Ce savoir porte sur un monde intermédiaire, médian, médiateur, entre le monde sensible, celui que nous disons réel, le seul auquel nous portons désormais un intérêt, et le monde intelligible dont nous n'avons plus l'intelligence ...
Ce monde qu'il a nommé "imaginal" et qui n'a rien d'imaginaire, est le monde des théophanies, des apparitions, des manifestations du divin, qui prennent une forme accessible en fonction du degré d'avancement spirituel de celui ou celle qui est choisi(e).
Vous remarquerez que le jeune homme en robe blanche parle pour la première fois aux trois femmes éplorées : "celui que vous cherchez n'est pas ici!"

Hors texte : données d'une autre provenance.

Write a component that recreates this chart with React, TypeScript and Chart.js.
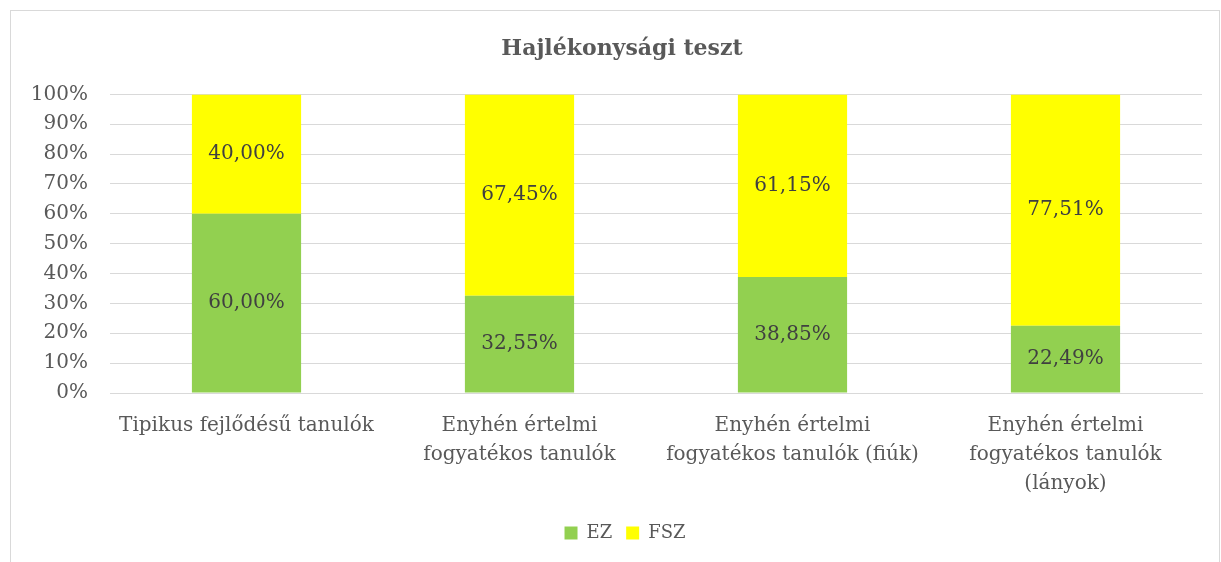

Le message est clair, et seules les femmes, plus subtiles pour ce qui concerne les choses qui ne sont pas de ce monde, savent l’interpréter ...
Cela est encore globalement vrai !
Comment envisager la résurrection de façon matérialiste, si l'on sait que le Christ ne fut pas reconnu de prime abord par les uns, quand un autre qui s'y fit un nom, n'y croyait pas ?
Vient alors le tour des disciples qui se sont enfuis et n'ont donc rien vécu de ce drame; tous les évangiles soulignent ce fait, et ce qu'il se passe alors est une réponse à l'énigme abordée par le Coran.
L'accès au mystère du Golgotha n'était pas réservé aux hommes tels que psychiquement devenus, c'est donc dans ce monde intermédiaire que l'entité symbolisée par le jeune homme en robe blanche leur fit part de ce qu'il s'était passé et des raisons pour lesquelles cela devait se passer à ce moment de l'histoire des hommes.
Et c'est fort de cet enseignement occulte et de la force ainsi reçue qu'ils purent annoncer la bonne nouvelle ici et là, souvent au risque de leur vie.
Le Coran avait raison, les personnes qui avaient assisté physiquement à la crucifixion, avaient raconté ce qui "leur était apparu !" ... mais contrairement au langage des sens, sur la croix il n'y avait plus que Jésus !... l'entité christique ne pouvait subir la mort, et Dieu l'avait élevée vers lui ...
* évangile signifie "bonne nouvelle"!